╭─ Records for the task
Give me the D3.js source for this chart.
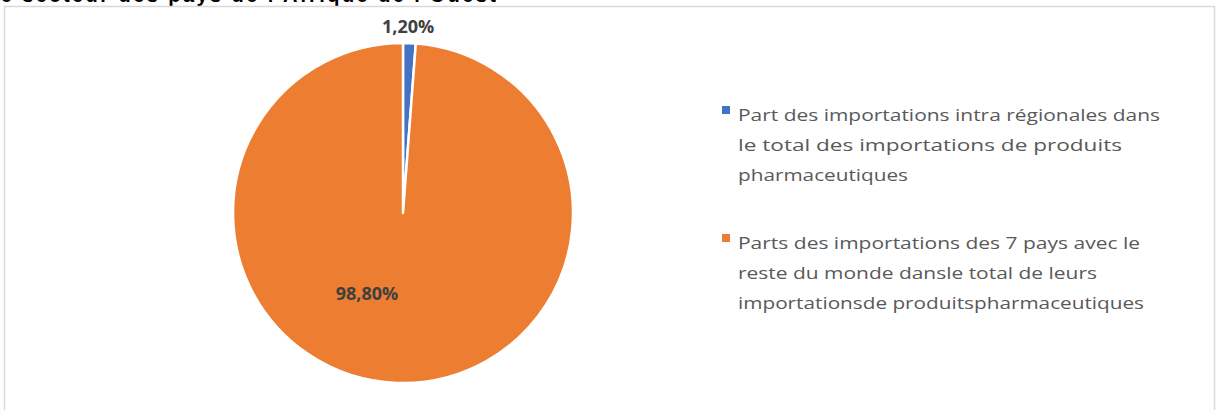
<!DOCTYPE html>
<html>
<head>
<meta charset="utf-8">
<script src="https://cdn.jsdelivr.net/npm/d3@7"></script>
<style>
  body { margin: 0; background: #fff; }
</style>
</head>
<body>
<div class="canvas"></div>
<script>
// data
const categories = [
    "Part des importations intra régionales dans le total des importations de produits pharmaceutiques",
    "Parts des importations des 7 pays avec le reste du monde dans le total de leurs importations de produits pharmaceutiques"
];
const values = [1.2, 98.8];
const valueLabels = ["1,20%", "98,80%"];
const legendLines = [
    ["Part des importations intra régionales dans", "le total des importations de produits", "pharmaceutiques"],
    ["Parts des importations des 7 pays avec le", "reste du monde dansle total de leurs", "importationsde produitspharmaceutiques"]
];
const colors = ["#4472C4", "#ED7D31"];
const titleText = "be secteur des pays de l'Afrique de l'Ouest";

const width = 1219, height = 410;

const svg = d3.select('.canvas').append('svg')
    .attr('width', width)
    .attr('height', height);

// clipped title from above the chart box
svg.append('text')
    .text(titleText)
    .attr('x', -14)
    .attr('y', 2)
    .attr('font-family', 'Liberation Sans, Arial, sans-serif')
    .attr('font-weight', 'bold')
    .attr('font-size', 20)
    .attr('textLength', 510)
    .attr('lengthAdjust', 'spacing')
    .attr('fill', '#000');

// chart area
svg.append('rect')
    .attr('x', 4.5)
    .attr('y', 6.5)
    .attr('width', 1210)
    .attr('height', 420)
    .attr('fill', '#fff')
    .attr('stroke', '#d9d9d9')
    .attr('stroke-width', 1.5);

const cx = 403, cy = 213, r = 170;

const pie = d3.pie().sort(null).value(d => d);
const arcs = pie(values);
const arc = d3.arc().innerRadius(0).outerRadius(r);

const g = svg.append('g').attr('transform', `translate(${cx},${cy})`);

g.selectAll('path')
    .data(arcs)
    .join('path')
    .attr('d', arc)
    .attr('fill', (d, i) => colors[i])
    .attr('stroke', '#fff')
    .attr('stroke-width', 2.5)
    .attr('stroke-linejoin', 'round');

// labels: small slice outside end, big slice inside (best fit)
const outerLabel = d3.arc().innerRadius(r + 20).outerRadius(r + 20);
const labelPos = (d, i) => {
    if (i === 0) {
        const c = outerLabel.centroid(d);
        return [c[0] - 2, c[1] + 4];
    }
    return d3.pointRadial(Math.PI + 0.42, r * 0.52);
};

g.selectAll('text.lbl')
    .data(arcs)
    .join('text')
    .attr('class', 'lbl')
    .attr('x', (d, i) => labelPos(d, i)[0])
    .attr('y', (d, i) => labelPos(d, i)[1] + 6)
    .attr('text-anchor', 'middle')
    .attr('font-family', 'Open Sans, Liberation Sans, sans-serif')
    .attr('font-weight', 'bold')
    .attr('font-size', 18)
    .attr('fill', '#404040')
    .text((d, i) => valueLabels[i]);

// legend
const legendTop = [110, 238];
const lineH = 30;
const lineWidths = [[422, 384, 170], [402, 359, 406]];

const leg = svg.selectAll('g.leg')
    .data(categories)
    .join('g')
    .attr('class', 'leg')
    .attr('transform', (d, i) => `translate(722,${legendTop[i]})`);

leg.append('rect')
    .attr('x', 0)
    .attr('y', -4)
    .attr('width', 8)
    .attr('height', 8)
    .attr('fill', (d, i) => colors[i]);

leg.each(function(d, i) {
    d3.select(this).selectAll('text')
        .data(legendLines[i])
        .join('text')
        .attr('x', 16)
        .attr('y', (t, j) => 11 + j * lineH)
        .attr('font-family', 'Open Sans, Liberation Sans, sans-serif')
        .attr('font-size', 17)
        .attr('fill', '#595959')
        .attr('textLength', (t, j) => lineWidths[i][j])
        .attr('lengthAdjust', 'spacingAndGlyphs')
        .text(t => t);
});
</script>
</body>
</html>
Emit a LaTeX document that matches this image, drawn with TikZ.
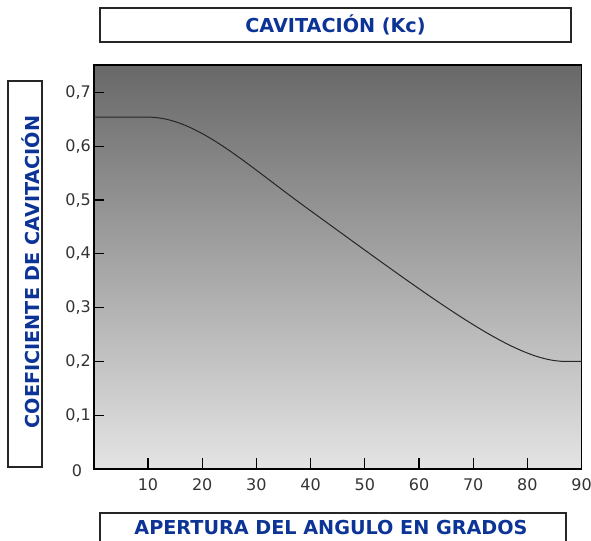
╰─
Required work →
All lines of the data above that include the word "this" must be shown.

Response below →
Give me the D3.js source for this chart.
    d3.select(this).selectAll('text')
Emit a LaTeX document that matches this image, drawn with TikZ.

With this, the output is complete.